To analyze the game, various solution concepts are employed. One such concept is the Nash equilibrium, which is a set of strategies where no player has an incentive to unilaterally deviate from their chosen strategy, given the strategies chosen by the other players. In other words, it is a stable outcome where no player can improve their payoff by changing their strategy alone.
To find the Nash equilibrium in a simultaneous game, one can use different methods. One approach is to analyze the game by considering dominant strategies, which are strategies that yield the highest payoff regardless of the choices made by other players. If a dominant strategy exists for each player, the Nash equilibrium is easily determined. However, if there are no dominant strategies, other techniques such as best response analysis or mixed strategies may be employed.
Best response analysis involves determining the best response for each player given the strategies chosen by the other players. A best response is a strategy that maximizes a player's payoff given the strategies of the other players. By iteratively considering each player's best response, a Nash equilibrium can be identified.

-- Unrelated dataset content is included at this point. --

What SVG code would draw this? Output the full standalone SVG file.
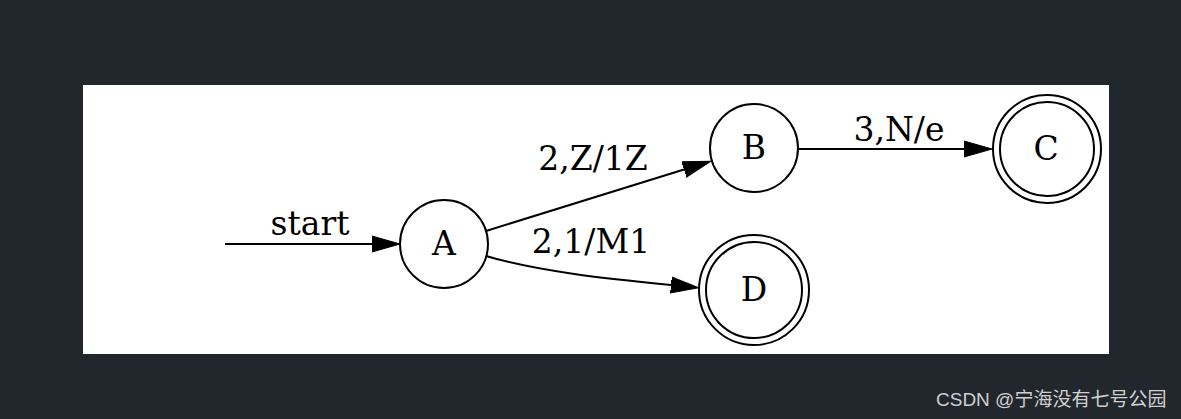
<svg xmlns="http://www.w3.org/2000/svg" width="1181" height="419" viewBox="0 0 1181 419">
<style>
  .n { fill: none; stroke: #000; stroke-width: 2; }
  .e { fill: none; stroke: #000; stroke-width: 2; }
  .t { font-family: "DejaVu Serif", "Liberation Serif", serif; font-size: 33px; fill: #000; text-anchor: middle; }
  .wm { font-family: "Liberation Sans", "Noto Sans CJK SC", sans-serif; font-size: 19px; fill: #cfcfcf; }
</style>
<defs>
  <marker id="arr" viewBox="0 0 28 18" refX="0" refY="9" markerWidth="28" markerHeight="18" markerUnits="userSpaceOnUse" orient="auto">
    <path d="M0,1 L28,9 L0,17 z" fill="#000" stroke="#000" stroke-width="1"/>
  </marker>
</defs>
<rect x="0" y="0" width="1181" height="419" fill="#22272e"/>
<rect x="83" y="85" width="1026" height="269" fill="#ffffff"/>

<g id="connectors">
  <g id="e-start">
    <line class="e" x1="225" y1="244" x2="372" y2="244" marker-end="url(#arr)"/>
    <text class="t" x="310" y="235">start</text>
  </g>
  <g id="e-AB">
    <line class="e" x1="486" y1="231" x2="684" y2="169.5" marker-end="url(#arr)"/>
    <text class="t" x="593" y="170">2,Z/1Z</text>
  </g>
  <g id="e-BC">
    <line class="e" x1="798" y1="149" x2="964" y2="149" marker-end="url(#arr)"/>
    <text class="t" x="899" y="141">3,N/e</text>
  </g>
  <g id="e-AD">
    <path class="e" d="M486,256 C540,272 610,279 671,285" marker-end="url(#arr)"/>
    <text class="t" x="591" y="253">2,1/M1</text>
  </g>
</g>

<g id="A">
  <circle class="n" cx="444" cy="244" r="44"/>
  <text class="t" x="444" y="255">A</text>
</g>
<g id="B">
  <circle class="n" cx="754" cy="148" r="44"/>
  <text class="t" x="754" y="159">B</text>
</g>
<g id="C">
  <circle class="n" cx="1047" cy="149" r="54"/>
  <circle class="n" cx="1047" cy="149" r="47"/>
  <text class="t" x="1046" y="160">C</text>
</g>
<g id="D">
  <circle class="n" cx="754" cy="290" r="55"/>
  <circle class="n" cx="754" cy="290" r="48"/>
  <text class="t" x="754" y="301">D</text>
</g>

<text class="wm" x="936" y="406">CSDN @宁海没有七号公园</text>
</svg>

In some cases, players may choose mixed strategies, which involve randomizing their choices according to a probability distribution. Mixed strategies can be analyzed using the concept of expected payoffs, where the expected payoff for each strategy is calculated based on the probabilities assigned to each choice. The Nash equilibrium in a game with mixed strategies occurs when each player's strategy is a best response to the other players' mixed strategies.
Overall, the concept of simultaneous games in Game Theory involves analyzing games where players make decisions simultaneously without knowledge of the choices made by others. Through the use of strategic form representations and solution concepts such as Nash equilibrium, dominant strategies, best response analysis, and mixed strategies, these games can be analyzed to determine the optimal strategies and outcomes.